J. Safra Group
- Type: Private
- Industry: Conglomerate
- Headquarters: São Paulo, Brazil
- Key people: Jacob J. Safra; David J. Safra;
- Products: Financial services
- Total assets: US$ 500 billion (2025)
- Owner: Safra family
- Number of employees: 32,200
- Subsidiaries: J. Safra Sarasin; Banco Safra; Safra National Bank of New York; Saxo Bank;
- Website: www.safra.com.br

= Safra Group =

International network of companies controlled by the Safra family

The J. Safra Group is a conglomerate comprising an international network of companies controlled by the Vicky Safra family, comprising banking and financial institutions and industrial operations. It is present in the United States, Europe, the Middle East, Latin America, Asia and the Caribbean.

== History ==
In the early nineteenth century, Safra Frères et Cie., the family's first financial institution, was founded in the Ottoman Empire in Aleppo, Syria. Further economic expansions prompted the family to open new branches in Beirut, followed by Istanbul and Alexandria. In the early 1900s, Beirut was chosen as headquarters of the newly founded Bank Jacob Safra. Following the end of World War II, Jacob Safra expanded the new banking activities toward Europe and later to Latin America and the United States.

In 1953, the Safra family moved to Brazil, establishing Banco Safra in 1972.

In May 2011, it purchased 20% of the pulp and paper company Eco Brasil Florestas for R$160 million. In November 2011, it bought 46% of Swiss bank Sarasin for US$1.13 billion. In 2012, the J. Safra Group came to hold all of Sarasin's shares after making an offer to acquire stakes from minority shareholders.

In November 2014, it bought for 726 million pounds (or 2.9 billion reais) one of the largest buildings in London, 30 St Mary Axe or Gherkin.

== Slogan ==
Each bank has its own slogan in its local language for marketing purposes. They all involve security and solidity.

However, the J. Safra Group general slogan is present in every Safra Company and has been kept graven in stone for over a century. Composed of a quote from the patriarch Jacob Safra that underlines the group's long term strategy, it reads:

If you choose to sail upon the seas of banking,

build your bank as you would your boat,

with the strength to sail safely through any storm.

== Major companies ==

- Safra National Bank of New York has a core business of private banking. It has branches in and around New York and in Florida, as well as representative offices in Mexico, Brazil, Argentina, Chile and Uruguay.
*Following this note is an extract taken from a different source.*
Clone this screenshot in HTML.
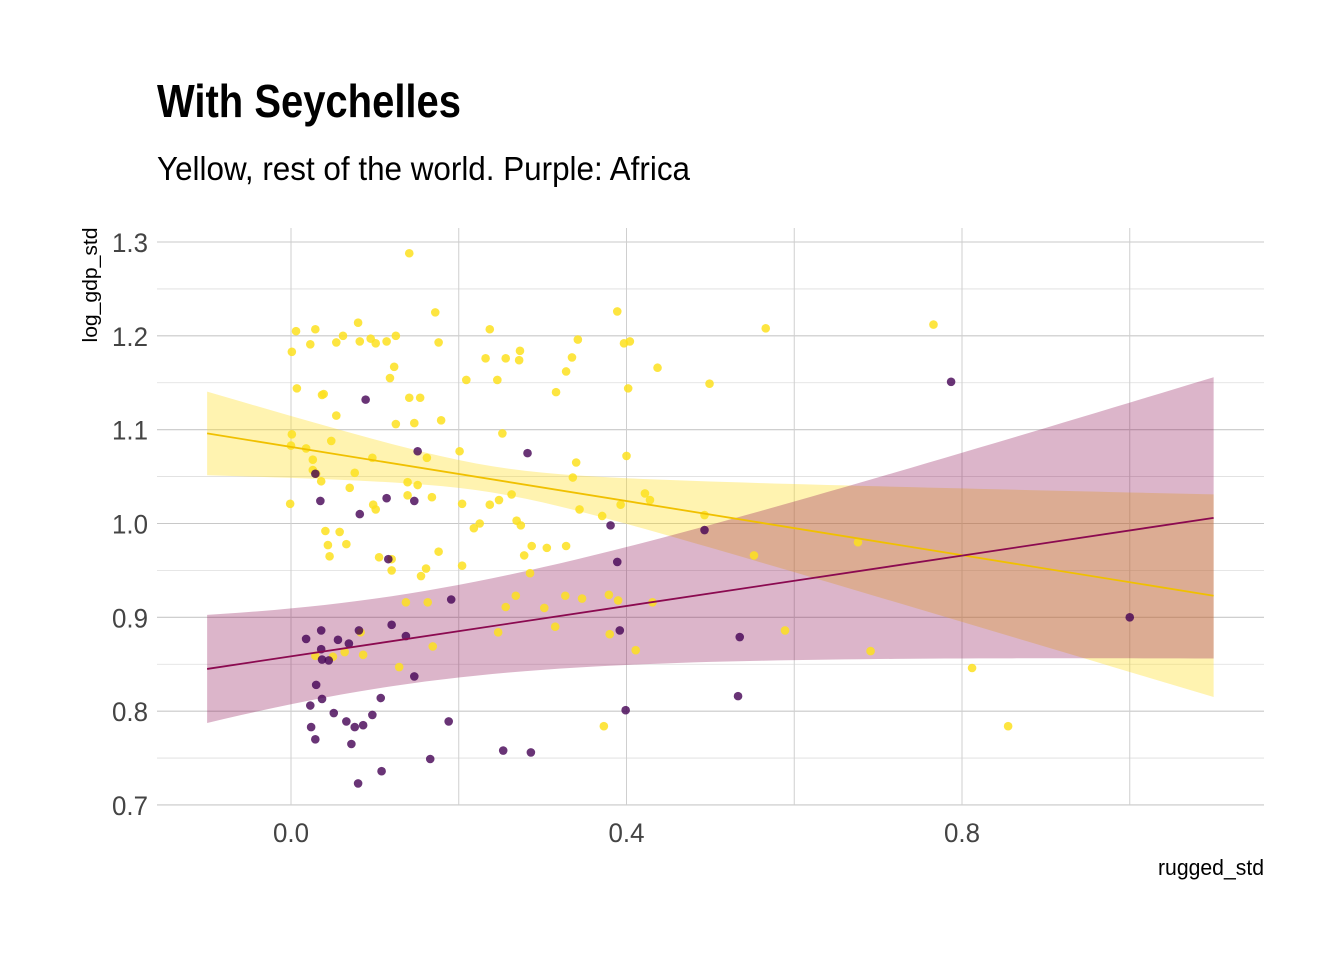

As a complement to its core business, the bank also offers securities trading through its independent registered broker-dealer, Safra Securities Corp.; global securities trading capabilities through its investment division; international correspondent banking services, and international trade finance. The bank is a member of both the Federal Reserve System and the Federal Deposit Insurance Corporation (FDIC). Safra Securities Corp. is a member of the Financial Industry Regulatory Authority (FINRA). Within the United States, the privately owned Safra National Bank of New York serves high-net-worth individuals, local businesses, and international corporations through branches in New York and Miami. It offers CDs, investment funds, money market instruments, and alternative investments. In addition to wealth management, the bank also performs brokerage services, bond trading, and correspondent banking.
- J. Safra Sarasin is the sixth largest Swiss Bank. J. Safra Sarasin is represented worldwide in 26 locations in Europe, Asia, the Middle East and Latin America. The Group's head office is in Basel, Switzerland. It was formed in 2013 when Safra Group acquired Bank Sarasin, and merged it with the group company Bank Jacob Safra Switzerland.
- Banco Safra S.A. is Brazil's sixth largest commercial bank. Banco Safra S.A. operates in all areas of the financial sector. Traditionally a corporate bank, Banco Safra has expanded its retail banking operations throughout recent years. Through its major Brazilian subsidiaries, Banco J. Safra S.A., Safra Leasing S.A. Arrendamento Mercantil, J. Safra Asset Management, Safra Vida e Previdência S.A., and J.Safra Corretora de Valores e Câmbio Ltda., the bank’s activities extend to leasing, securities underwriting, investment fund management, brokerage, insurance and credit operations. The bank is a relevant player in trade finance, asset management and treasury operations.
- Banco Safra (Cayman Islands) Limited is a wholly owned subsidiary of Banco Safra S.A., incorporated under the laws of the Cayman Islands. Known as Safra Cayman, the institution provides trade-financing services to its clients and correspondent banks, as well as other branches and divisions within the Safra Group. It also offers a broad range of commercial and financial services, especially in the trade finance area.

== Assets and shareholder equity ==
As of 2005, The Group controlled about 71.5 billion in assets of which 36.9 billion are client assets and it has 6.3 billion stockholders' equity.

== Acquisitions ==
In November 2022, it was announced Safra Group had acquired the New York-headquartered private bank, Delta North Bankcorp and its subsidiary, Delta National Bank and Trust.